═════ Entries
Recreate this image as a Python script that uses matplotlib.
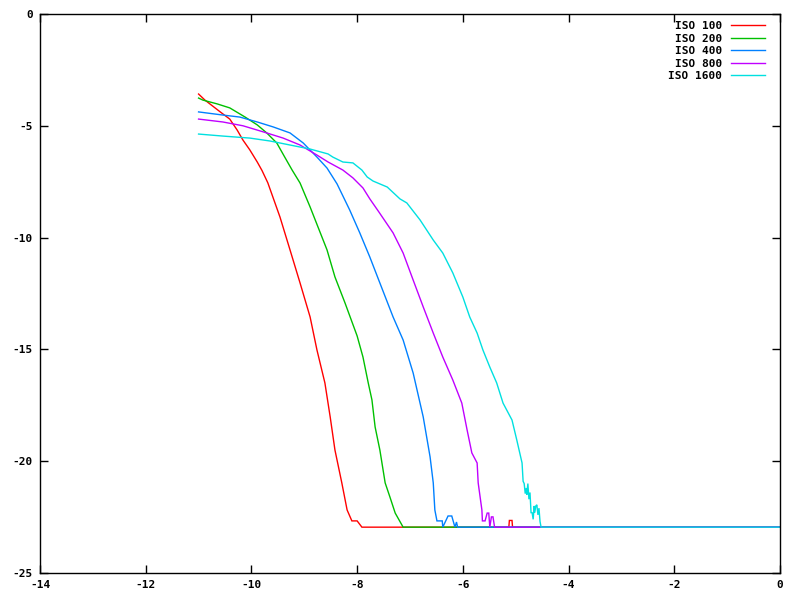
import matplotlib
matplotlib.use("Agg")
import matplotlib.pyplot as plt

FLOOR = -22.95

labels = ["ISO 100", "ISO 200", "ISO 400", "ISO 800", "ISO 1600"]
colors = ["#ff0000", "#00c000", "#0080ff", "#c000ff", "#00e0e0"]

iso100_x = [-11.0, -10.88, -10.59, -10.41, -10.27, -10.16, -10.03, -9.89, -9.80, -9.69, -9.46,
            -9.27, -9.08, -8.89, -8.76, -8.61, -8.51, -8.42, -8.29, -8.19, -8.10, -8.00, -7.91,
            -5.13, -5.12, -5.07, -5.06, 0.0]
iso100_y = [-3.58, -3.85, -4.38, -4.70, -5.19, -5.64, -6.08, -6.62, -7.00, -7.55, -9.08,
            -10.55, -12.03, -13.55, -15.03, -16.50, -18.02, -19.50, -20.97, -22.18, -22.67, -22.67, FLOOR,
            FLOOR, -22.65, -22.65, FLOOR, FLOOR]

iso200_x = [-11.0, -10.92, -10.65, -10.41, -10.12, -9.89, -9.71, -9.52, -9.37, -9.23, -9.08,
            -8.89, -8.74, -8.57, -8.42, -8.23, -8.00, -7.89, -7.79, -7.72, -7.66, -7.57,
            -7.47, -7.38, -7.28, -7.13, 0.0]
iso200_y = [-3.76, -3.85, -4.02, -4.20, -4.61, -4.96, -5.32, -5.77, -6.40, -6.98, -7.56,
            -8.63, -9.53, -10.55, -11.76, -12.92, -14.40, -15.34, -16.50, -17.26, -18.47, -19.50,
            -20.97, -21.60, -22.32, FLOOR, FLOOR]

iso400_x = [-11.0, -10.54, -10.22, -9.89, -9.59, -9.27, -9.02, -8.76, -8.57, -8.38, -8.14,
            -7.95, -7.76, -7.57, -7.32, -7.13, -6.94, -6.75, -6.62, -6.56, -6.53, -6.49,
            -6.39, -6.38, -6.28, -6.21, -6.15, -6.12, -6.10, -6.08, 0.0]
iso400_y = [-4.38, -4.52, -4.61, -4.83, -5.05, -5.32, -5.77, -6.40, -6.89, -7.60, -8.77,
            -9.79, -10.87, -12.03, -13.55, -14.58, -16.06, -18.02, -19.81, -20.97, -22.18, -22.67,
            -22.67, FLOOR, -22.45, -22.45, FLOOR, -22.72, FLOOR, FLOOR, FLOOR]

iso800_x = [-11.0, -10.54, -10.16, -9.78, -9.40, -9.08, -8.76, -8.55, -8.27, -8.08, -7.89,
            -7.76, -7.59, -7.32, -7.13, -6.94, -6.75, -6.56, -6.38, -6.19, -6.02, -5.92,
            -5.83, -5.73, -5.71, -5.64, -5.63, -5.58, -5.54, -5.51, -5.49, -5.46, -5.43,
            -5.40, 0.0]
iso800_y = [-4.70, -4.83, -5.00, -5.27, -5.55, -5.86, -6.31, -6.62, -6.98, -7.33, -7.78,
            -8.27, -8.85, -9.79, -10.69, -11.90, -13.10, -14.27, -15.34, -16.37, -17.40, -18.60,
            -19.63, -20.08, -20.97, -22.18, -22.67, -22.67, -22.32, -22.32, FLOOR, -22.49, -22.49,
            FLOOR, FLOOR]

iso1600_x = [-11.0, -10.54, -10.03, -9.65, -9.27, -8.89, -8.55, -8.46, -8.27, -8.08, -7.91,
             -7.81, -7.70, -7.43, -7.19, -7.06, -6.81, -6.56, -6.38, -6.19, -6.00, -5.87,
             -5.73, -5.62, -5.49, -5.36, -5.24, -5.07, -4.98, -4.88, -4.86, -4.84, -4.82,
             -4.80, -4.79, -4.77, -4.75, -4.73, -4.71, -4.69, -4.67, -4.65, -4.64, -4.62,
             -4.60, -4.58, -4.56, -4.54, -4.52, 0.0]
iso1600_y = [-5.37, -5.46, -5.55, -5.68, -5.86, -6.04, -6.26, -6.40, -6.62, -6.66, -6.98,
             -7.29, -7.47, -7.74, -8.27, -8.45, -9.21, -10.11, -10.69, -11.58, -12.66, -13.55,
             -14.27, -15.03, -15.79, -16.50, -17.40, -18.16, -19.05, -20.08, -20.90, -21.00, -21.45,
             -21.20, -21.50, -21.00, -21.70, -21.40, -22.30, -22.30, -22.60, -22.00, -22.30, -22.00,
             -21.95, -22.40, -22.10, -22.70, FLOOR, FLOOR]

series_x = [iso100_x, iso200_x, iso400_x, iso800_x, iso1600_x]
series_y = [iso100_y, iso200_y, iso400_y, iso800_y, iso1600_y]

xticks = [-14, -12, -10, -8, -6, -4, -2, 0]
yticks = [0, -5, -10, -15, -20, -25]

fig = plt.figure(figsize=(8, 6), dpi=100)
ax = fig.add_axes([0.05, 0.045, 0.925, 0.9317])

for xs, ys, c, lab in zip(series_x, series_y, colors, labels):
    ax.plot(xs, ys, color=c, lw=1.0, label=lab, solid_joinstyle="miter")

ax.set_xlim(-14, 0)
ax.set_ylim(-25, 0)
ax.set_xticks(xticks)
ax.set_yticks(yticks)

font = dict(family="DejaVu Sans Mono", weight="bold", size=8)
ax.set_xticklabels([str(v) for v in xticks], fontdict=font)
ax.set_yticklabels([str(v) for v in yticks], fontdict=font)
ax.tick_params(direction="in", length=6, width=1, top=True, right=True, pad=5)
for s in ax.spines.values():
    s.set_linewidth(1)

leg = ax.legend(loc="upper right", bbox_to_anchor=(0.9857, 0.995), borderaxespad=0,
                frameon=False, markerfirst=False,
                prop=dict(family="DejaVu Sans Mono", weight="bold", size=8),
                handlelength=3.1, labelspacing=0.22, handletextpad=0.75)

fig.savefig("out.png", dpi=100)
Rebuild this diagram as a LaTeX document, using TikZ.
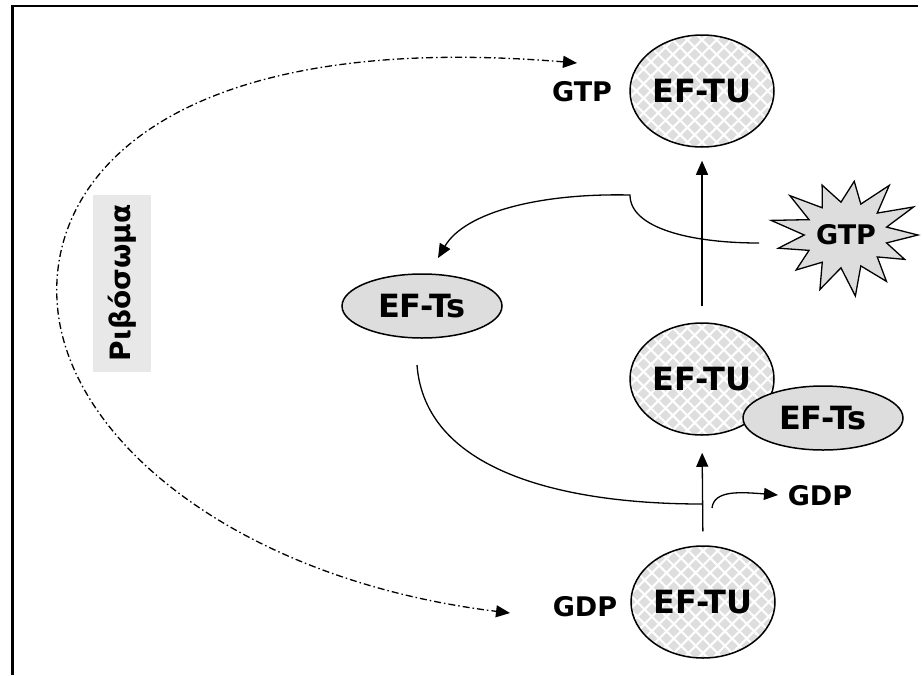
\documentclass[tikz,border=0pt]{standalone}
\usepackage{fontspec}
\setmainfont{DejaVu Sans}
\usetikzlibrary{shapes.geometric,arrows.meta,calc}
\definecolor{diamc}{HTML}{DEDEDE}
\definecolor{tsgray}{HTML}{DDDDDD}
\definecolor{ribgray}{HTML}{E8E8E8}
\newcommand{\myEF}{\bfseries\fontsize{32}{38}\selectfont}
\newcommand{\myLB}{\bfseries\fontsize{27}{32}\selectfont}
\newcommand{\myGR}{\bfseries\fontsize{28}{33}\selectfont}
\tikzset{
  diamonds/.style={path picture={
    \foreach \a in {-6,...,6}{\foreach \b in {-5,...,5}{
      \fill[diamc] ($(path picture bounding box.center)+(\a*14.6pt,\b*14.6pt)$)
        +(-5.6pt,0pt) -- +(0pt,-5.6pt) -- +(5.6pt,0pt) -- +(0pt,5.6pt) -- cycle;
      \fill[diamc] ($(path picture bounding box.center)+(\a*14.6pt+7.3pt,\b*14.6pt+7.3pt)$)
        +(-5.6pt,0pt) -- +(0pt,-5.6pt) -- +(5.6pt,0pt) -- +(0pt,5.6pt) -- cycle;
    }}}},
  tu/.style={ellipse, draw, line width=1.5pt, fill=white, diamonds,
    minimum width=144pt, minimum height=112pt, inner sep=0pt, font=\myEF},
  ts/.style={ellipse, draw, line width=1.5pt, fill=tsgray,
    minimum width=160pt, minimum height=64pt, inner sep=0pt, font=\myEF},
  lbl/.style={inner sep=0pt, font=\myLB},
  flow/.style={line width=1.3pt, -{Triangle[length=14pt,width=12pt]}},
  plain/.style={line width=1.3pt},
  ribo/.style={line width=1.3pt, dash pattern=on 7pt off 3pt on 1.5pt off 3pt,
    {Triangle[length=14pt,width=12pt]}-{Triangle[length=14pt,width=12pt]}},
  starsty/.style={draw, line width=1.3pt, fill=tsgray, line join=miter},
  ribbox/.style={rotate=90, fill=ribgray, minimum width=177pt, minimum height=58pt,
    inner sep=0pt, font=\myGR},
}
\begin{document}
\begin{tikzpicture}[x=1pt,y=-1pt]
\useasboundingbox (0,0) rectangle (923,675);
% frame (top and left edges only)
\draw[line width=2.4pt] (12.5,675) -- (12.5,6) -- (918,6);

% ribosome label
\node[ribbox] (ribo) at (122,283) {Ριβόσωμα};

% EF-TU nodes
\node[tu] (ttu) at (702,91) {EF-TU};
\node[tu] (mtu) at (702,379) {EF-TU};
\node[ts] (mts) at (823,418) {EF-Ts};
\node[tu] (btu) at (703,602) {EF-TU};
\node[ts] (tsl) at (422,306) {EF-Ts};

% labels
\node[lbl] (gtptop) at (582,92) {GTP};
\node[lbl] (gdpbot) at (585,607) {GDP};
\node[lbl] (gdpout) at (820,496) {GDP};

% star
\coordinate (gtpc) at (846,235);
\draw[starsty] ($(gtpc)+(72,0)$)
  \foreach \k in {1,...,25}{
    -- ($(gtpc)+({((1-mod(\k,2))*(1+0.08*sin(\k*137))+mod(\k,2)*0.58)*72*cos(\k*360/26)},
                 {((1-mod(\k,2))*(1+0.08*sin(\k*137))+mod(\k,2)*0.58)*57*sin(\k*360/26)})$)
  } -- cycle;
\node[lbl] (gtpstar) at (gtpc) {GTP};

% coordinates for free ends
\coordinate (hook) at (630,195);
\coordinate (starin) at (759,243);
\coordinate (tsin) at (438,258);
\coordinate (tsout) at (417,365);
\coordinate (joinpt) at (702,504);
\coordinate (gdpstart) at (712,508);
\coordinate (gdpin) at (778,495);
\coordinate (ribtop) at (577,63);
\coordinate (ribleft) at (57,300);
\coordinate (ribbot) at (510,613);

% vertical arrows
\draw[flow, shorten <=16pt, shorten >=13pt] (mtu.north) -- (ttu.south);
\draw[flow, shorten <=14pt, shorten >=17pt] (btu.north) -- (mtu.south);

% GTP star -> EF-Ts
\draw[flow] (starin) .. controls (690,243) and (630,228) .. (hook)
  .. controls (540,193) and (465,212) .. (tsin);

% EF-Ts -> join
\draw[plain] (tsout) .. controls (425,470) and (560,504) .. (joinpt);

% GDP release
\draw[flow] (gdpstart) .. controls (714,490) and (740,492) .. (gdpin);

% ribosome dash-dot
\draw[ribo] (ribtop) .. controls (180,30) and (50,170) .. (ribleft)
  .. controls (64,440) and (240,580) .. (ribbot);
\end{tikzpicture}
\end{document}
══════════
Reproduce, word for word, every line from the start of the records down to and including the line with "FLOOR, -22.65, -22.65, FLOOR, FLOOR]"; skip the pictures.

Recreate this image as a Python script that uses matplotlib.
import matplotlib
matplotlib.use("Agg")
import matplotlib.pyplot as plt

FLOOR = -22.95

labels = ["ISO 100", "ISO 200", "ISO 400", "ISO 800", "ISO 1600"]
colors = ["#ff0000", "#00c000", "#0080ff", "#c000ff", "#00e0e0"]

iso100_x = [-11.0, -10.88, -10.59, -10.41, -10.27, -10.16, -10.03, -9.89, -9.80, -9.69, -9.46,
            -9.27, -9.08, -8.89, -8.76, -8.61, -8.51, -8.42, -8.29, -8.19, -8.10, -8.00, -7.91,
            -5.13, -5.12, -5.07, -5.06, 0.0]
iso100_y = [-3.58, -3.85, -4.38, -4.70, -5.19, -5.64, -6.08, -6.62, -7.00, -7.55, -9.08,
            -10.55, -12.03, -13.55, -15.03, -16.50, -18.02, -19.50, -20.97, -22.18, -22.67, -22.67, FLOOR,
            FLOOR, -22.65, -22.65, FLOOR, FLOOR]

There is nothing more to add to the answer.